Since I’ve been playing around in R, I find myself switching between Google Analytics custom reports and R scripts to come up with several tailored made analyses. A combination of both as this is a very time-consuming effort, and thus expensive, in a marketing agency world when you’re still looking for a proper valuable and above all actionable outcome. Actionable as in, ideally: one sentence comprehendible advice for the marketer so he or she knows which knob to twiddle and in what direction.

Which makes me conclude the following:

From what I’ve experienced in the last year, there’s a HUUUUUUUUGE GAP to bridge between the marketer and the analyst. As the marketer is mostly tied into the communication and the ideation side of marketing, the analyst is mostly tied into the IT/Business and reporting side of things. The marketer needs the analyst to perform better, beyond the traditional and short-sighted online marketing as we know it.

The analyst needs to learn more about marketing to translate business opportunities in creative and practical, achievable marketing advice and/or tactics if the marketer isn’t that resourceful. Both have a role to play but resourcefulness is the biggest issue: performance often tends to trump, at least, that’s what marketers perceive, marketing creativity (ex.: campaigning ideas and storytelling). The same counts for the analyst, but in the opposite direction: storytelling and creative outlets trump long-term performance (ex.: LTV).

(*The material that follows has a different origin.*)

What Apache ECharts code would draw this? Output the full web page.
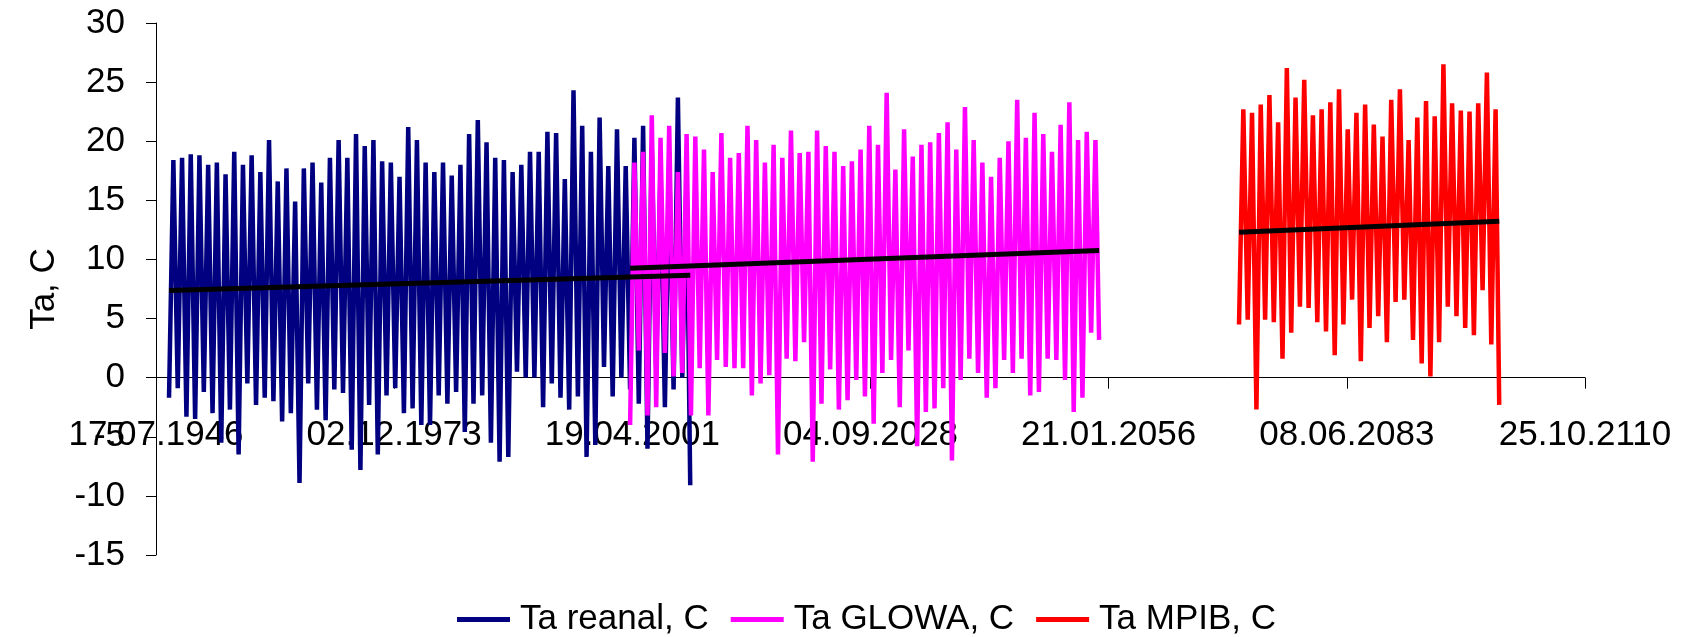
<!DOCTYPE html>
<html><head><meta charset="utf-8">
<script src="https://cdn.jsdelivr.net/npm/echarts@6.0.0/dist/echarts.min.js"></script>
<style>html,body{margin:0;padding:0;background:#fff}#c{width:1692px;height:637px}</style>
</head><body><div id="c"></div><script>
// Tick labels of the date axis (Excel day serials 17000..77000 step 10000)
const xTickLabels = ['17.07.1946','02.12.1973','19.04.2001','04.09.2028','21.01.2056','08.06.2083','25.10.2110'];
const seriesNames = ['Ta reanal, C','Ta GLOWA, C','Ta MPIB, C'];

// Reanalysis: first year 1948; July peaks (one per year) and January troughs (+ final December)
const reanalStart = 1948;
const reanalPeaks = [18.4,18.6,18.9,18.8,18.0,18.2,17.2,19.1,18.0,18.8,17.4,20.1,16.6,17.7,14.9,17.7,18.2,16.5,18.6,20.1,
  18.6,20.6,19.6,20.1,18.3,18.2,17.0,21.2,20.1,18.2,17.4,18.2,17.1,18.0,20.6,21.8,19.9,18.6,
  18.4,17.4,18.0,19.1,19.1,20.8,20.7,16.8,24.3,21.3,19.1,22.0,17.9,21.0,17.9,20.3,21.3,19.5,17.5,18.5,23.7,17.0];
const reanalTroughs = [-1.7,-0.9,-3.3,-3.5,-1.2,-3.0,-5.5,-2.7,-6.5,-0.5,-2.3,-1.7,-2.0,-3.7,-3.0,-8.9,-0.5,-2.7,-3.6,-1.0,
  -1.3,-6.1,-7.8,-2.3,-6.5,-1.5,-0.9,-3.0,-2.6,-4.0,-4.0,-1.5,-2.2,-1.2,-4.6,-2.2,-1.5,-5.5,-7.1,
  -6.7,0.5,0.0,0.0,-2.5,-0.5,-1.7,-2.7,-1.6,-6.7,-5.7,0.9,-1.6,0.0,-1.0,-2.2,-6.0,0.8,-2.5,-1.0,0.0,-9.1];

// GLOWA scenario: first year 2001
const glowaStart = 2001;
const glowaPeaks = [18.2,19.1,22.2,20.3,21.3,17.4,20.6,20.4,19.3,17.4,20.7,18.6,19.0,21.3,20.1,
  18.2,19.7,18.6,20.9,19.0,19.1,20.9,19.6,19.1,17.9,18.3,19.3,21.3,19.7,24.1,17.6,21.0,18.7,19.7,19.9,
  20.7,21.6,19.3,22.9,20.1,18.2,17.0,18.6,20.0,23.5,20.3,22.4,20.6,19.1,21.4,23.3,20.1,20.8,20.1];
const glowaTroughs = [-4.0,2.3,-3.2,-2.5,2.1,0.1,0.4,-3.2,0.8,-3.2,1.5,0.9,0.8,0.8,-1.5,
  -0.5,0.2,-6.5,1.6,1.4,3.0,-7.1,-2.2,0.7,-2.7,-1.9,-0.2,-1.6,-3.9,0.4,1.5,-2.5,2.3,-5.8,-2.9,
  -2.6,-0.9,-7.0,-0.2,1.6,0.4,-1.7,-0.9,1.5,0.4,1.6,-1.5,-1.2,1.6,1.5,-0.2,-2.9,-1.7,3.8,3.2];

// MPIB scenario: first year 2071
const mpibStart = 2071;
const mpibPeaks = [22.7,22.4,23.1,23.9,21.6,26.2,23.7,25.2,22.2,22.7,23.3,24.4,21.0,22.4,23.1,
  21.4,20.4,23.5,24.4,20.1,22.0,23.4,22.1,26.5,23.2,22.6,22.5,23.2,25.8,22.7];
const mpibTroughs = [4.5,4.9,-2.7,4.9,4.7,1.6,3.8,6.0,5.9,4.7,3.9,1.9,4.5,6.6,1.4,
  4.2,5.2,3.0,6.4,6.6,3.2,1.2,0.1,3.0,6.0,5.2,4.2,3.6,7.4,2.8,-2.3];

// Linear trend end values [start, end]
const reanalTrend = [7.37, 8.67];
const glowaTrend = [9.26, 10.75];
const mpibTrend = [12.31, 13.24];

function serial(y, m, d) { return (Date.UTC(y, m - 1, d) - Date.UTC(1899, 11, 30)) / 86400000; }
function build(start, peaks, troughs) {
  const pts = [];
  for (let i = 0; i < peaks.length; i++) {
    pts.push([serial(start + i, 1, 15), troughs[i]]);
    pts.push([serial(start + i, 7, 15), peaks[i]]);
  }
  pts.push([serial(start + peaks.length - 1, 12, 15), troughs[peaks.length]]);
  return pts;
}
function trend(start, nYears, ends) {
  return [[serial(start, 1, 15), ends[0]], [serial(start + nYears - 1, 12, 15), ends[1]]];
}

const FONT = '"Liberation Sans", Arial, Helvetica, sans-serif';
const colors = ['#000080', '#FF00FF', '#FF0000'];
const chart = echarts.init(document.getElementById('c'), null, {renderer: 'canvas'});
const lineS = (name, data, color) => ({
  name, type: 'line', data, symbol: 'none', silent: true,
  lineStyle: {color, width: 4.5}, itemStyle: {color}
});
const trendS = (data) => ({
  type: 'line', data, symbol: 'none', silent: true, z: 5,
  lineStyle: {color: '#000', width: 5}, itemStyle: {color: '#000'}
});
const X_MIN = 17000, X_MAX = 77000, X_INT = 10000, Y_MIN = -15, Y_MAX = 30;
const G_TOP = 23, G_BOTTOM = 82, G_H = 637 - G_TOP - G_BOTTOM;
// second (empty) grid whose bottom edge lies on y = 0 of the main grid, to carry the date axis there
const zeroBottom = 637 - (G_TOP + (Y_MAX / (Y_MAX - Y_MIN)) * G_H);
chart.setOption({
  animation: false,
  backgroundColor: '#fff',
  grid: [
    {left: 156, right: 107, top: G_TOP, bottom: G_BOTTOM},
    {left: 156, right: 107, top: G_TOP, bottom: zeroBottom}
  ],
  xAxis: [
    {type: 'value', gridIndex: 0, min: X_MIN, max: X_MAX, interval: X_INT,
     axisLine: {show: false}, axisTick: {show: false}, axisLabel: {show: false}, splitLine: {show: false}},
    {type: 'value', gridIndex: 1, min: X_MIN, max: X_MAX, interval: X_INT,
     axisLine: {show: true, onZero: false, lineStyle: {color: '#000', width: 1}},
     axisTick: {show: true, length: 11, lineStyle: {color: '#000'}},
     axisLabel: {fontSize: 35, color: '#000', fontFamily: FONT, margin: 40,
       formatter: v => xTickLabels[Math.round((v - X_MIN) / X_INT)]},
     splitLine: {show: false}}
  ],
  yAxis: [
    {type: 'value', gridIndex: 0, min: Y_MIN, max: Y_MAX, interval: 5,
     name: 'Ta, C', nameLocation: 'middle', nameGap: 94, nameRotate: 90,
     nameTextStyle: {fontSize: 35, color: '#000', fontFamily: FONT},
     axisLine: {show: true, onZero: false, lineStyle: {color: '#000', width: 1}},
     axisTick: {show: true, length: 10, lineStyle: {color: '#000'}},
     axisLabel: {fontSize: 35, color: '#000', fontFamily: FONT, margin: 31},
     splitLine: {show: false}},
    {type: 'value', gridIndex: 1, min: 0, max: 1, show: false}
  ],
  legend: {
    data: seriesNames, left: 457, bottom: 0, padding: 0, icon: 'rect', itemWidth: 53, itemHeight: 5, itemGap: 22,
    textStyle: {fontSize: 35, color: '#000', fontFamily: FONT, padding: [0, 0, 0, 5]}
  },
  series: [
    lineS(seriesNames[0], build(reanalStart, reanalPeaks, reanalTroughs), colors[0]),
    lineS(seriesNames[1], build(glowaStart, glowaPeaks, glowaTroughs), colors[1]),
    lineS(seriesNames[2], build(mpibStart, mpibPeaks, mpibTroughs), colors[2]),
    trendS(trend(reanalStart, reanalPeaks.length, reanalTrend)),
    trendS(trend(glowaStart, glowaPeaks.length, glowaTrend)),
    trendS(trend(mpibStart, mpibPeaks.length, mpibTrend))
  ]
});
</script></body></html>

The gap is huge due to the lack of knowledge on both sides (marketing <> analytics), yet the value of an analyst in the marketing agency or the marketer in the analytics agency might be overlooked and forgotten. I’m personally not sure or convinced that this is possible within the same company unless you split the focus of the jobs to be done:

  1. Branding (campaigning & storytelling)
  2. Marketing (short-term and daily efforts: blogging, AdWords, SEO, etc.)
  3. Growth (long-term & monthly efforts: attribution & budget allocation, customer base evolution, etc.)

I’m intentionally not mentioning strategy & product development as these are more business related items than marketing related items.